Til bevillingsoversigt

Physical pRoperties of the InterStellar Medium in Luminous Infrared Galaxies at High redshifT

Reintegration Fellowships


Most of the stars we see in local galaxies were formed more than 10 billion years ago at a time when galaxies appeared radically different. How these early galaxies formed and evolved into the galaxies in the local universe is still not well understood. The key to establishing this is to understand how the building blocks of the galaxies (i.e. gas, dust and stars) interact and evolve. This project will provide insight into the evolution of galaxies by measuring some of their key physical parameters: dynamical masses, metallicities and molecular gas masses, for a sample of galaxies not subject to previous selection biases e.g. how fast stars are formed and black hole activity. These measurements will help reveal how stars are formed in both rapidly evolving and more passive environments.


The rate of production of stars throughout the history of the Universe has not been constant. From the formation of the first galaxies 13 billion years ago, the rate of cosmic star-formation increased, peaking around 10 billion years ago, and has been steadily decreasing since. This evolution in the star formation history, suggest that stars in local and distant galaxies formed under different conditions.

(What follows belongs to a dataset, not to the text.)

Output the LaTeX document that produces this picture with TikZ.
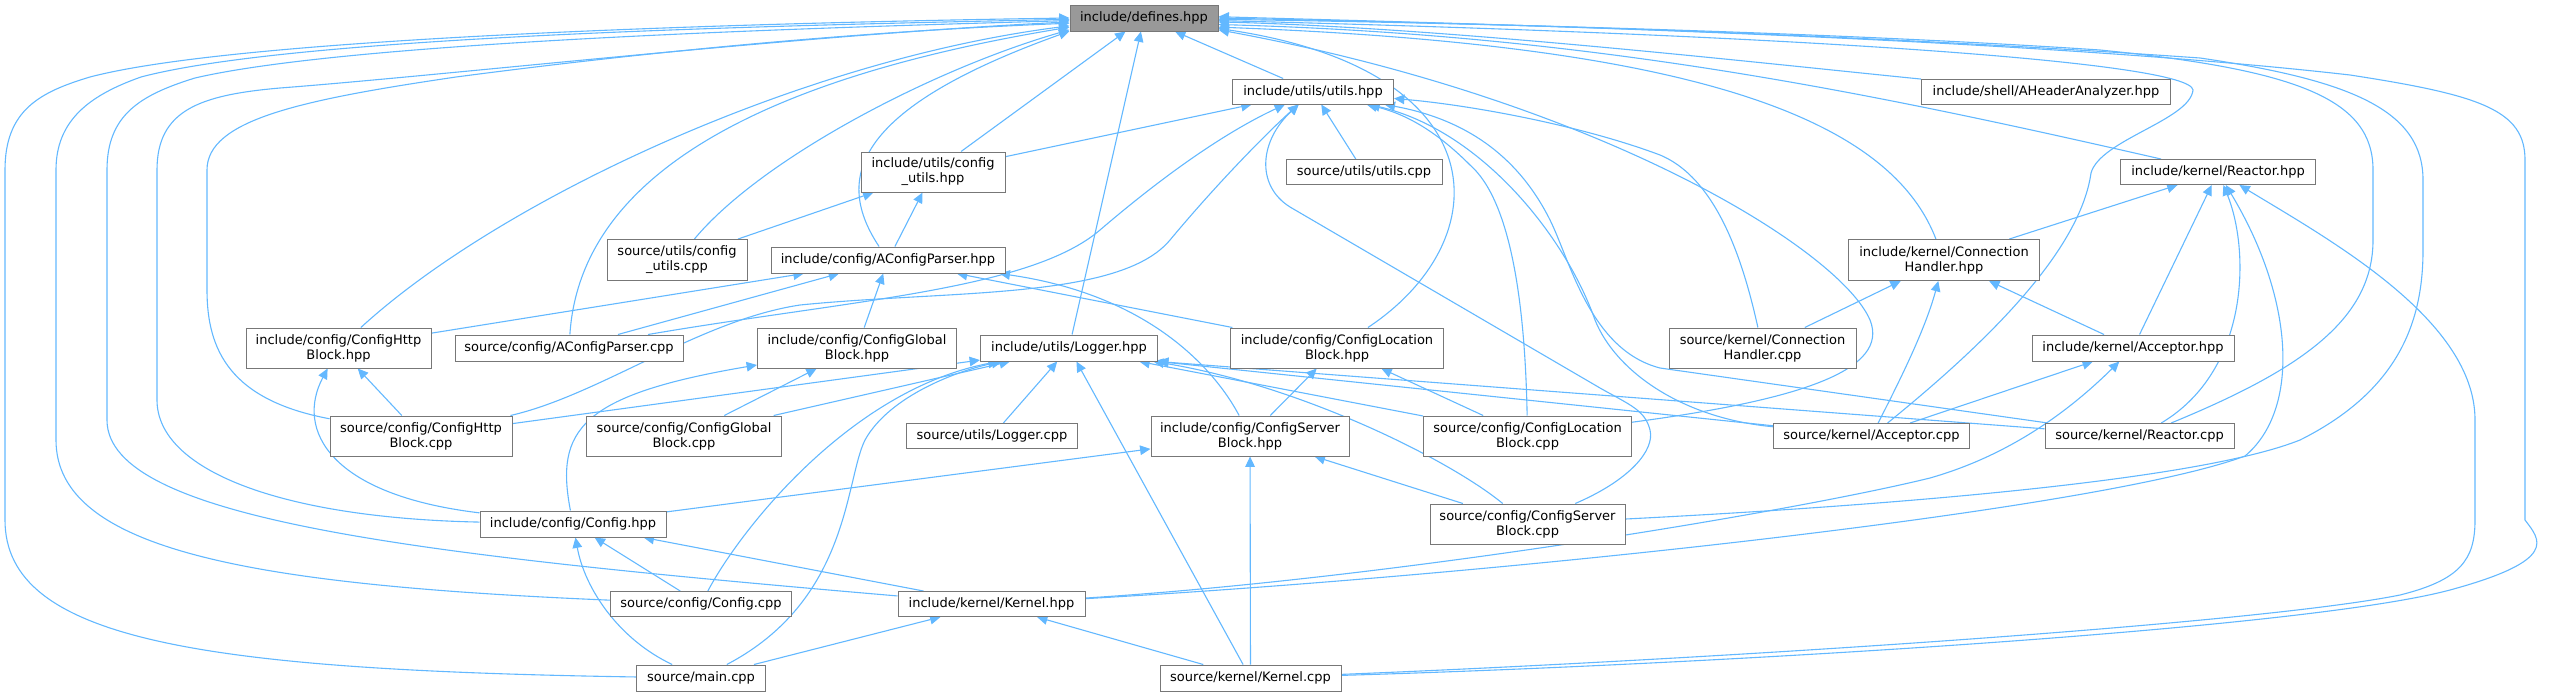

Theories and models describing star-formation processes within local galaxies, are often applied to rapidly evolving distant galaxies. It is unclear, however, if these models accurately describe the internal properties in distant galaxies. This project will provide insight into what drives star-formation in distant galaxies, and the differences between local and distant galaxies.


I have been awarded observing time on the Very Large Telescope (at ESO) to obtain data which will allow me to measure the internal processes such as rotation and metallicity of a sample of distant galaxies. These processes are believed to be key in the formation of stars in distant galaxies. The molecular gas phase is the birthplace of stars and measurements of the molecular gas masses are therefore crucial in order to establish the amount of cold gas available for star-formation. However, such measurements are highly uncertain for distant galaxies. These observations will help improve how we determine the molecular gas mass and how this is dependent on for example the metallicity. This project will shed new light on the conditions stars are formed under in distant galaxies.


Astronomy is a popular subject with the public, due to the detailed and colourful images of, for example, planets, local star-forming nebulae and galaxies, and the fascination of understanding the origin of 'us' and our world. However, popular interest in distant galaxies has been limited due to low-resolution images, in which they appear as "fuzzy blobs". With this project we are moving towards seeing distant galaxies with detail on scales comparable to that of local galaxies, and will show the importance of Denmark's engagement in scientific flagships such as the European Southern Observatory. This project will cement Danish leadership of an international team using world class observatories to understand how galaxies evolve. This project will offer a unique opportunity to increase the curiosity and knowledge of distant galaxies and help spark an enhanced interest in astronomy, as well as in STEM subjects in general.